→ **Plotting code records**:
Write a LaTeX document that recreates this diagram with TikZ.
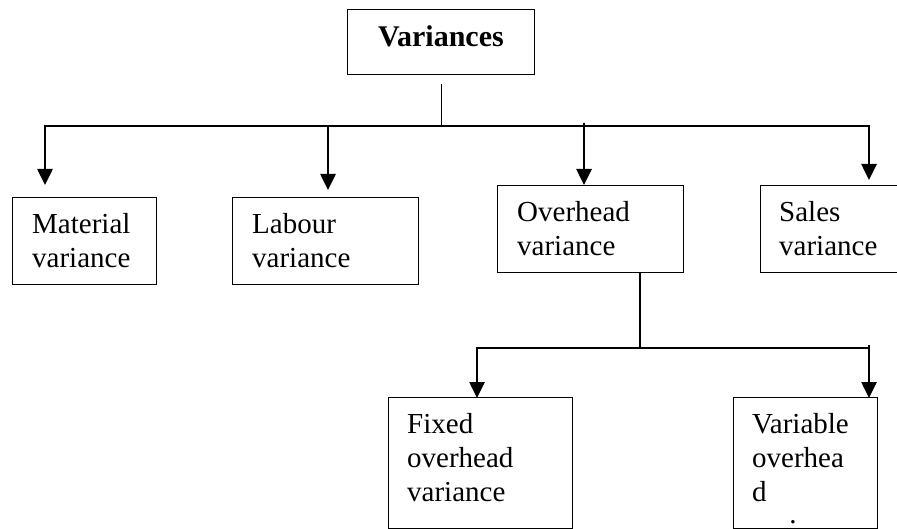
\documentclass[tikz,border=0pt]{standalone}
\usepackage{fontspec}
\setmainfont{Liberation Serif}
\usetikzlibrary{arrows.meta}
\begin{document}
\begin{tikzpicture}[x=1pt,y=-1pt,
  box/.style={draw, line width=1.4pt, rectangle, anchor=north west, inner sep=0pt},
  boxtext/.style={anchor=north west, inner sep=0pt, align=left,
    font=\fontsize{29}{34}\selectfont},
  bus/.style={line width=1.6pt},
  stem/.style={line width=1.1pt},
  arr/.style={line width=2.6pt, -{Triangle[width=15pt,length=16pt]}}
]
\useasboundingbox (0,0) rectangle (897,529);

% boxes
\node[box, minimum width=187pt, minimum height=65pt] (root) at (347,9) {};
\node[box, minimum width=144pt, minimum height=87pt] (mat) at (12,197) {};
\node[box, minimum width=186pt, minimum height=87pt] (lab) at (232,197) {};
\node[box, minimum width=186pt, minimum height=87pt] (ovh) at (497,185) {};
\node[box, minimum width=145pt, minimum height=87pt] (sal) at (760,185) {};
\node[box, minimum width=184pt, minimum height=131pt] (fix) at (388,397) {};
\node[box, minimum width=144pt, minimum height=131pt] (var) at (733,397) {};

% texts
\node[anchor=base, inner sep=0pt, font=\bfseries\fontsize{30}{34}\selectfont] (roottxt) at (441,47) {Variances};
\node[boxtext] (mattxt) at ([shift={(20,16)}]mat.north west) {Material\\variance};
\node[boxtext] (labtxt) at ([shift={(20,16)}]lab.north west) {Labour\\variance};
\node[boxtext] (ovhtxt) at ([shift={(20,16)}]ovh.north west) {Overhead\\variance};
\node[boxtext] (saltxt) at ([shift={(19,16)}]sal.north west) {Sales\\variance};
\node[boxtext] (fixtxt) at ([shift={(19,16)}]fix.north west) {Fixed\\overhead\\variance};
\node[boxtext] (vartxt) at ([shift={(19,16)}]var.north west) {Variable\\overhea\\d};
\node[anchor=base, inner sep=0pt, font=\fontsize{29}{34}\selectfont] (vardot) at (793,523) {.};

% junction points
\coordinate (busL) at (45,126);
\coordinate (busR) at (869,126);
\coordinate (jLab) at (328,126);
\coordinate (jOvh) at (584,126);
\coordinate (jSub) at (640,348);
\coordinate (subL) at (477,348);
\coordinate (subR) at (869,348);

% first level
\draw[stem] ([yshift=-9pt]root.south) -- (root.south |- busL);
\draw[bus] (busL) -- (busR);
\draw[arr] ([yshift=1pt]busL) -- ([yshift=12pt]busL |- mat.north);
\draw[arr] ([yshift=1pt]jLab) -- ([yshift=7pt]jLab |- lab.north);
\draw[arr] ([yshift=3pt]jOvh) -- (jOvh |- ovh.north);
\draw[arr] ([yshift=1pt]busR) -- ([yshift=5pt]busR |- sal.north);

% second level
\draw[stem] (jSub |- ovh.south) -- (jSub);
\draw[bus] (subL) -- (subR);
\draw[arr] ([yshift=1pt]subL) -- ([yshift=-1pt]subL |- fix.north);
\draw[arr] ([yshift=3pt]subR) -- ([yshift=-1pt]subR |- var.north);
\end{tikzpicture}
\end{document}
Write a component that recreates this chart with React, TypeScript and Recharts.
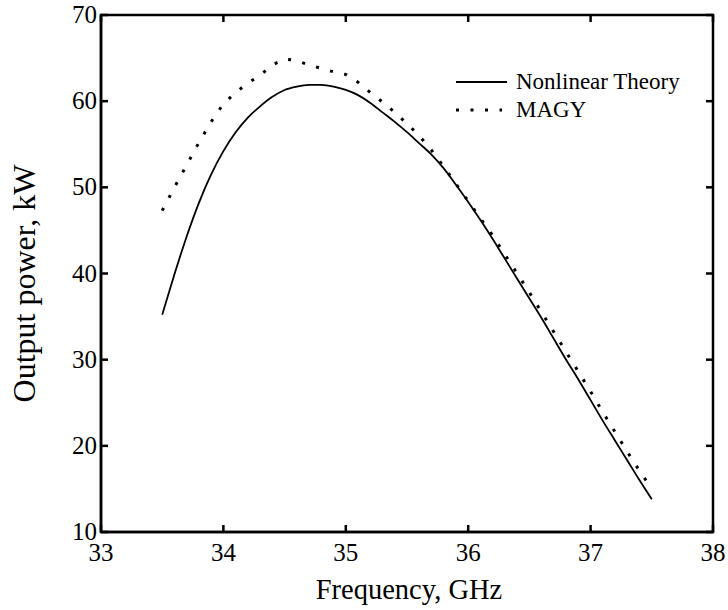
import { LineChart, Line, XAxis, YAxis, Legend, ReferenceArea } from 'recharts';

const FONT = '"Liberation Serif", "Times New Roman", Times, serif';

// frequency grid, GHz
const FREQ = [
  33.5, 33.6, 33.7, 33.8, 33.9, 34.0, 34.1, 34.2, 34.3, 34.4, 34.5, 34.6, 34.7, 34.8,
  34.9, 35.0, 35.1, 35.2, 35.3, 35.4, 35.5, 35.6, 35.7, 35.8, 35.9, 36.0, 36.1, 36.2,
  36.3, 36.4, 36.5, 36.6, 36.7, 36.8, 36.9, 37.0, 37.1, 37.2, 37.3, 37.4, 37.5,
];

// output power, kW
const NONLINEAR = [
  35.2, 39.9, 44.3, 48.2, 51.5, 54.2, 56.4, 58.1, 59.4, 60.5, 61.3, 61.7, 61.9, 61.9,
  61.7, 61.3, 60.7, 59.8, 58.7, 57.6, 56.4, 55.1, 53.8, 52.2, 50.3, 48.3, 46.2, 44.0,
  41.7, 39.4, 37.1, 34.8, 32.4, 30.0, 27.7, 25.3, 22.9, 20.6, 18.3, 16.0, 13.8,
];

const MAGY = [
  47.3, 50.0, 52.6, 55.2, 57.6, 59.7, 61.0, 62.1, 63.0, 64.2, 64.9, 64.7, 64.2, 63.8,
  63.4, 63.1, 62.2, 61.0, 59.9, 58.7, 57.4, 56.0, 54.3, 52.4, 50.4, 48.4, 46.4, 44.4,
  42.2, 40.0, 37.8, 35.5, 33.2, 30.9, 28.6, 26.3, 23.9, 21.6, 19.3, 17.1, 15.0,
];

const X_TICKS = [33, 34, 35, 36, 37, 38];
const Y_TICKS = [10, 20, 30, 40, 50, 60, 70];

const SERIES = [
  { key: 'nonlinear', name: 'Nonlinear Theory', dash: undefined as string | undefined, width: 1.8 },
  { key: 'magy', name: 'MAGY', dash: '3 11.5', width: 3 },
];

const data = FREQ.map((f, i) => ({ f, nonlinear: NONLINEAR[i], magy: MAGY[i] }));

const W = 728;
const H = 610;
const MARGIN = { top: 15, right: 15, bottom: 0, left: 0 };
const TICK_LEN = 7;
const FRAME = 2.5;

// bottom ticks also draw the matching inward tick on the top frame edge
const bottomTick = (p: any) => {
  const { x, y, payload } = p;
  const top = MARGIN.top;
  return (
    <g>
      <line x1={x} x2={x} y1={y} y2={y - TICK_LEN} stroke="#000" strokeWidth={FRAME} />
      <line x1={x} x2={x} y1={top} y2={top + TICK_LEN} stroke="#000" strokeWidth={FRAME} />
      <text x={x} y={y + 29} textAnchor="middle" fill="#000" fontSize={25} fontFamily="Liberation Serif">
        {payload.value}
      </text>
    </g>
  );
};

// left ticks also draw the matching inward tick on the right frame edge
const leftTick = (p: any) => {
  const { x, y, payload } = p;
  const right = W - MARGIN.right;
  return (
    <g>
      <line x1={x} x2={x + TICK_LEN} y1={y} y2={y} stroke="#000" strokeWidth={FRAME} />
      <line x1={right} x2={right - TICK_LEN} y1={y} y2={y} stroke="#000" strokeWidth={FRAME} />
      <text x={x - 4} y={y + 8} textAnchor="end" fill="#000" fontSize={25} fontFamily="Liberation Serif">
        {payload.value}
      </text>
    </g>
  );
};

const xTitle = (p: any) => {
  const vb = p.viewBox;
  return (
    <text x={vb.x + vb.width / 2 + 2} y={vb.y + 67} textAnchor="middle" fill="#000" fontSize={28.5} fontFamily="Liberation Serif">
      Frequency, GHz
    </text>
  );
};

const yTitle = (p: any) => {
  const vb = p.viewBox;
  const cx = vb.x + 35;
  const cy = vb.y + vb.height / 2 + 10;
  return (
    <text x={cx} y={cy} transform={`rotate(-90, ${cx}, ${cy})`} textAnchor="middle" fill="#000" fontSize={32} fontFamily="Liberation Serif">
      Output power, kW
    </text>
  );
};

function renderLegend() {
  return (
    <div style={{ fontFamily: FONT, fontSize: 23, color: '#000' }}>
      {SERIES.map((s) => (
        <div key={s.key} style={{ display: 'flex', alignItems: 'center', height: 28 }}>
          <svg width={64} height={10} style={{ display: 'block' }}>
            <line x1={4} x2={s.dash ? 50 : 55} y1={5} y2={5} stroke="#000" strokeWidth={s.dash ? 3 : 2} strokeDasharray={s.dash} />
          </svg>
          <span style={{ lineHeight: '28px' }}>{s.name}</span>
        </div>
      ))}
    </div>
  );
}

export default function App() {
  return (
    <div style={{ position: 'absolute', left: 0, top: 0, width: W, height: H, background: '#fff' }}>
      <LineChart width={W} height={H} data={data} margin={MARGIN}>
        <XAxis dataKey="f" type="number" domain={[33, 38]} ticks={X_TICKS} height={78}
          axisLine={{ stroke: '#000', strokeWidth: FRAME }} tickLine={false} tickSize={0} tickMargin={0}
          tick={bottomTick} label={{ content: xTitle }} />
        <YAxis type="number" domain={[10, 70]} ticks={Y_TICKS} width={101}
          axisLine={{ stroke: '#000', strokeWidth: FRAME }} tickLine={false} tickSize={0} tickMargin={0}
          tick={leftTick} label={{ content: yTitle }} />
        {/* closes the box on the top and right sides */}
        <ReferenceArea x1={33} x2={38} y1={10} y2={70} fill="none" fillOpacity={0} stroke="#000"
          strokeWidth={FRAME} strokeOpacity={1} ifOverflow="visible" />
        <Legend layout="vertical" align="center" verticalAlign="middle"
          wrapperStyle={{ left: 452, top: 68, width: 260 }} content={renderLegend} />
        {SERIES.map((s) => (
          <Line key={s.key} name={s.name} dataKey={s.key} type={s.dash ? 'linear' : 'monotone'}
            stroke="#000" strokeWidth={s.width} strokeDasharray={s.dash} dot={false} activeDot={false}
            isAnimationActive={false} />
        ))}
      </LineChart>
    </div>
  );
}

→ **STATED TASK**: Print the data above verbatim from the first line through the line holding "width=144pt, minimum height=131pt]", leaving every picture out.

→ **EXPECTED ANSWER**:
Write a LaTeX document that recreates this diagram with TikZ.
\documentclass[tikz,border=0pt]{standalone}
\usepackage{fontspec}
\setmainfont{Liberation Serif}
\usetikzlibrary{arrows.meta}
\begin{document}
\begin{tikzpicture}[x=1pt,y=-1pt,
  box/.style={draw, line width=1.4pt, rectangle, anchor=north west, inner sep=0pt},
  boxtext/.style={anchor=north west, inner sep=0pt, align=left,
    font=\fontsize{29}{34}\selectfont},
  bus/.style={line width=1.6pt},
  stem/.style={line width=1.1pt},
  arr/.style={line width=2.6pt, -{Triangle[width=15pt,length=16pt]}}
]
\useasboundingbox (0,0) rectangle (897,529);

% boxes
\node[box, minimum width=187pt, minimum height=65pt] (root) at (347,9) {};
\node[box, minimum width=144pt, minimum height=87pt] (mat) at (12,197) {};
\node[box, minimum width=186pt, minimum height=87pt] (lab) at (232,197) {};
\node[box, minimum width=186pt, minimum height=87pt] (ovh) at (497,185) {};
\node[box, minimum width=145pt, minimum height=87pt] (sal) at (760,185) {};
\node[box, minimum width=184pt, minimum height=131pt] (fix) at (388,397) {};
\node[box, minimum width=144pt, minimum height=131pt] (var) at (733,397) {};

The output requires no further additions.